Di sisi lain, Direktur Jenderal Perkebunan Kementerian Pertanian Kasdi Subagyono meminta agar perusahaan perkebunan kelapa sawit di Indonesia mengikuti standar dan kriteria yang ditetapkan di dalam Indonesian Sustainable Palm Oil (ISPO).
“Indonesia telah mempunyai aturan yang jelas mengenai praktik-praktik berkelanjutan. Hormati dan ikuti saja ISPO karena hanya aturan itu yang berdaulat di Indonesia. Dalam ISPO, kami punya komitmen jelas, yakni mendorong petani dan industri untuk memproduksi sawit secara berkelanjutan termasuk ketaatan pada no deforestasi, no peat, no exploitation [NDPEj. Jadi, industri tidak perlu terprovokasi dengan persyaratan yang bukan ditetapkan pemerintah,” katanya.
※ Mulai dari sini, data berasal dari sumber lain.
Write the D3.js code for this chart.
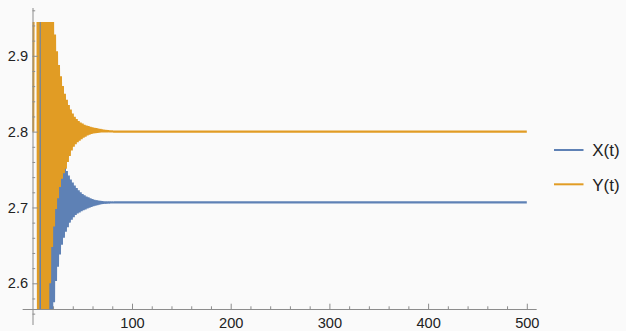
<!DOCTYPE html>
<html>
<head>
<meta charset="utf-8">
<script src="https://cdn.jsdelivr.net/npm/d3@7"></script>
<style>
  html, body { margin: 0; padding: 0; background: #fafafa; }
  svg { display: block; }
  text { font-family: "Liberation Sans", Arial, Helvetica, sans-serif; }
</style>
</head>
<body>
<svg id="chart" width="626" height="331"></svg>
<script>
// X(t), one value per step, t = 0, 1, 2, ...
const xSeries = [
  3.40, 3.60, 3.50, 3.45, 3.35, 3.20, 3.00, 2.00, 3.20, 2.10,
  3.15, 2.18, 3.10, 2.26, 3.05, 2.34, 3.00, 2.42, 2.95, 2.50,
  2.90, 2.575, 2.85, 2.603, 2.815, 2.622, 2.79, 2.638, 2.775, 2.651,
  2.764, 2.660, 2.755, 2.668, 2.748, 2.674, 2.742, 2.680, 2.737, 2.684,
  2.733, 2.687, 2.729, 2.690, 2.7255, 2.692, 2.7225, 2.6935, 2.72, 2.695,
  2.7178, 2.6963, 2.716, 2.6975, 2.7145, 2.6987, 2.7132, 2.6998, 2.712, 2.7008,
  2.711, 2.7017, 2.7101, 2.7025, 2.7094, 2.7033, 2.7088, 2.704, 2.7083, 2.7046,
  2.7079, 2.7051, 2.7076, 2.7055, 2.7073, 2.7059, 2.7071, 2.7062, 2.7069, 2.7064,
  2.7068, 2.7066, 2.7067, 2.7067, 2.7067, 2.7067, 2.7067, 2.7067, 2.7067, 2.7067
];

// Y(t), one value per step, t = 0, 1, 2, ...
const ySeries = [
  2.80, 3.40, 3.50, 3.45, 3.20, 2.30, 3.80, 3.70, 3.60, 2.40,
  3.25, 2.43, 3.18, 2.46, 3.10, 2.52, 3.03, 2.60, 2.98, 2.648,
  2.95, 2.675, 2.928, 2.698, 2.906, 2.712, 2.888, 2.727, 2.873, 2.738,
  2.860, 2.745, 2.850, 2.751, 2.842, 2.760, 2.835, 2.768, 2.829, 2.775,
  2.824, 2.780, 2.8195, 2.7835, 2.8165, 2.786, 2.814, 2.788, 2.812, 2.790,
  2.8105, 2.792, 2.809, 2.7935, 2.808, 2.795, 2.8072, 2.796, 2.8064, 2.797,
  2.8057, 2.7977, 2.805, 2.7982, 2.8044, 2.7986, 2.8038, 2.799, 2.8032, 2.7993,
  2.8026, 2.7995, 2.802, 2.7997, 2.8015, 2.7998, 2.8011, 2.7999, 2.8008, 2.80,
  2.8005, 2.80, 2.8003, 2.80, 2.8001, 2.80, 2.80, 2.80, 2.80, 2.80
];

// Both series sit at their fixed point from here to the last step
const lastStep = 500;
const xSteady = 2.7067;
const ySteady = 2.80;

const seriesNames = ["X(t)", "Y(t)"];

const xMajorTicks = [100, 200, 300, 400, 500];
const xMinorTicks = [20, 40, 60, 80, 120, 140, 160, 180, 220, 240, 260, 280,
                     320, 340, 360, 380, 420, 440, 460, 480];
const yMajorTicks = [2.6, 2.7, 2.8, 2.9];
const yMinorTicks = [2.56, 2.58, 2.62, 2.64, 2.66, 2.68, 2.72, 2.74, 2.76, 2.78,
                     2.82, 2.84, 2.86, 2.88, 2.92, 2.94, 2.96];

// ---- styling ----
const colors = ["#5e81b5", "#e19c24"];
const axisColor = "#8c8c8c";
const labelColor = "#222222";
const tickFont = 14.6;
const legendFont = 17;

const svg = d3.select("#chart");

const x = d3.scaleLinear().domain([0, 500]).range([33.3, 526.8]);
const y = d3.scaleLinear().domain([2.6, 2.9]).range([283.3, 55.8]);

// plotted window (data outside is clipped)
const viewLo = 2.5661, viewHi = 2.9446;
const axisY = 309.5;
const axisX = 33;

svg.append("defs").append("clipPath").attr("id", "plotClip")
  .append("rect")
  .attr("x", x(-10.8)).attr("y", y(viewHi))
  .attr("width", x(510) - x(-10.8))
  .attr("height", y(viewLo) - y(viewHi));

// ---- series ----
const toPoints = (vals, steady) =>
  vals.map((v, i) => [i, v]).concat([[lastStep, steady]]);

const series = [toPoints(xSeries, xSteady), toPoints(ySeries, ySteady)];

const line = d3.line().x(d => x(d[0])).y(d => y(d[1]));

const plot = svg.append("g").attr("clip-path", "url(#plotClip)");
plot.selectAll("path.series")
  .data(series)
  .join("path")
  .attr("class", "series")
  .attr("d", line)
  .attr("fill", "none")
  .attr("stroke", (d, i) => colors[i])
  .attr("stroke-width", 2.1)
  .attr("stroke-linejoin", "bevel");

// ---- axes ----
function styleAxis(g) {
  g.select(".domain").remove();
  g.selectAll(".tick line").attr("stroke", axisColor);
  g.selectAll(".tick text")
    .attr("fill", labelColor)
    .attr("font-size", tickFont)
    .attr("font-family", '"Liberation Sans", Arial, Helvetica, sans-serif');
}

const gx = svg.append("g").attr("transform", `translate(0,${axisY - 0.5})`);
gx.append("g")
  .call(d3.axisBottom(x).tickValues(xMinorTicks).tickSize(-2.7).tickFormat(""))
  .call(styleAxis);
gx.append("g")
  .call(d3.axisBottom(x).tickValues(xMajorTicks).tickSize(-5.3).tickPadding(8.4)
        .tickFormat(d3.format("d")))
  .call(styleAxis);

const gy = svg.append("g").attr("transform", `translate(${axisX - 0.5},0)`);
gy.append("g")
  .call(d3.axisLeft(y).tickValues(yMinorTicks).tickSize(-2.7).tickFormat(""))
  .call(styleAxis);
gy.append("g")
  .call(d3.axisLeft(y).tickValues(yMajorTicks).tickSize(-5.3).tickPadding(4.4)
        .tickFormat(d3.format(".1f")))
  .call(styleAxis);

// axis lines run a little past the plotted window
svg.append("line")
  .attr("x1", x(-10.8)).attr("x2", x(510))
  .attr("y1", axisY).attr("y2", axisY)
  .attr("stroke", axisColor).attr("stroke-width", 1);
svg.append("line")
  .attr("x1", axisX).attr("x2", axisX)
  .attr("y1", y(2.963)).attr("y2", y(2.545))
  .attr("stroke", axisColor).attr("stroke-width", 1);

// ---- legend ----
const legend = svg.append("g").attr("transform", "translate(554,150)");
const items = legend.selectAll("g.item")
  .data(seriesNames)
  .join("g")
  .attr("class", "item")
  .attr("transform", (d, i) => `translate(0,${i * 34.3})`);
items.append("line")
  .attr("x1", 0).attr("x2", 29.5)
  .attr("y1", 0).attr("y2", 0)
  .attr("stroke", (d, i) => colors[i])
  .attr("stroke-width", 2);
items.append("text")
  .attr("x", 38.2).attr("y", 6.4)
  .attr("font-size", legendFont)
  .attr("fill", labelColor)
  .text(d => d);
</script>
</body>
</html>
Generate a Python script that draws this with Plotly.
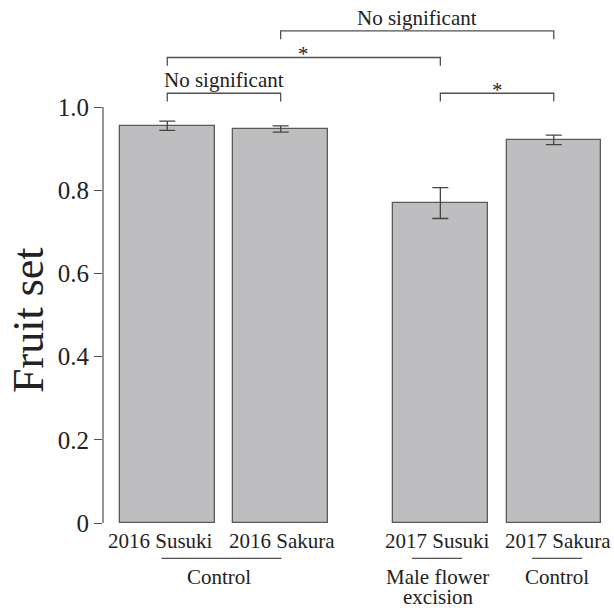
import plotly.graph_objects as go

# ---- data ----
categories = ["2016 Susuki", "2016 Sakura", "2017 Susuki", "2017 Sakura"]
fruit_set = [0.955, 0.947, 0.769, 0.921]
fruit_se = [0.011, 0.0075, 0.037, 0.0115]
bar_pos = [0.68, 1.88, 3.57, 4.77]
label_pos = [0.61, 1.89, 3.54, 4.81]
y_ticks = [0, 0.2, 0.4, 0.6, 0.8, 1.0]
y_ticktext = ["0", "0.2", "0.4", "0.6", "0.8", "1.0"]

# comparisons: (bar i, bar j, label, bracket level)
comparisons = [
    (0, 1, "No significant", 1.033),
    (0, 2, "*", 1.119),
    (1, 3, "No significant", 1.183),
    (2, 3, "*", 1.033),
]
# treatment groups: (label lines, x start, x end, label center)
groups = [
    (["Control"], 0.62, 1.89, 1.228),
    (["Male flower", "excision"], 3.27, 3.80, 3.54),
    (["Control"], 4.54, 5.07, 4.80),
]

FONT = "Liberation Serif"
INK = "#222222"
LINE = "#505050"

fig = go.Figure()
fig.add_trace(go.Bar(
    x=bar_pos, y=fruit_set, width=1,
    marker=dict(color="#bebdc0", line=dict(color="#5a5a5a", width=1.3)),
    error_y=dict(type="data", array=fruit_se, visible=True,
                 color="#444444", thickness=1.3, width=8),
    showlegend=False, hoverinfo="skip",
))

# significance brackets
tick = 0.02
bx, by = [], []
annotations = []
for i, j, lab, lev in comparisons:
    x0, x1 = bar_pos[i], bar_pos[j]
    bx += [x0, x0, x1, x1, None]
    by += [lev - tick, lev, lev, lev - tick, None]
    if lab == "*":
        ty = lev + 0.008
    else:
        ty = lev + 0.031
    annotations.append(dict(x=(x0 + x1) / 2, y=ty, xref="x", yref="y",
                            text=lab, showarrow=False,
                            font=dict(family=FONT, size=21, color=INK),
                            xanchor="center", yanchor="middle"))
fig.add_trace(go.Scatter(x=bx, y=by, mode="lines",
                         line=dict(color=LINE, width=1.3),
                         showlegend=False, hoverinfo="skip"))

# category labels under bars
for c, xp in zip(categories, label_pos):
    annotations.append(dict(x=xp, y=0, xref="x", yref="paper", yshift=-18,
                            text=c, showarrow=False,
                            font=dict(family=FONT, size=21, color=INK),
                            xanchor="center", yanchor="middle"))

plot_h = 608 - 85
shapes = []
for lines, xs, xe, xc in groups:
    yl = -35.3 / plot_h
    shapes.append(dict(type="line", xref="x", yref="paper", x0=xs, x1=xe,
                       y0=yl, y1=yl, line=dict(color=LINE, width=1.2)))
    for k, t in enumerate(lines):
        annotations.append(dict(x=xc, y=0, xref="x", yref="paper",
                                yshift=-53.5 - 20 * k,
                                text=t, showarrow=False,
                                font=dict(family=FONT, size=21, color=INK),
                                xanchor="center", yanchor="middle"))

# y axis title
annotations.append(dict(x=-0.151, y=0.388, xref="paper", yref="paper",
                        text="Fruit set", textangle=-90, showarrow=False,
                        font=dict(family=FONT, size=44, color=INK),
                        xanchor="center", yanchor="middle"))

# y axis line from 0 to 1.0 only
shapes.append(dict(type="line", xref="paper", yref="y", x0=0, x1=0,
                   y0=0, y1=1.0, line=dict(color=LINE, width=1.2)))

fig.update_layout(
    width=614, height=608,
    margin=dict(l=103, r=13, t=0, b=85),
    plot_bgcolor="white", paper_bgcolor="white",
    xaxis=dict(range=[0, 5.27], showgrid=False, zeroline=False,
               showline=False, showticklabels=False, ticks=""),
    yaxis=dict(range=[0, 523 / 416], showgrid=False, zeroline=False,
               showline=False, tickvals=y_ticks, ticktext=y_ticktext,
               ticks="outside", ticklen=8, tickcolor=LINE, tickwidth=1.2,
               ticklabelstandoff=0,
               tickfont=dict(family=FONT, size=25, color=INK)),
    annotations=annotations,
    shapes=shapes,
    bargap=0,
)

fig.write_html("out.html")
Kasdi menjelaskan bahwa sejumlah aturan yang diterapkan dalam ISPO telah memenuhi kriteria global dalam penerapan praktik-praktik perkebunan sawit secara berkelanjutan. “Bahkan, ke depan, kami justru ingin menyederhanakan aturan, sesuai dengan masukan para pelaku usaha perkebunan termasuk petani agar bisa diikuti semua pihak,” pungkasnya.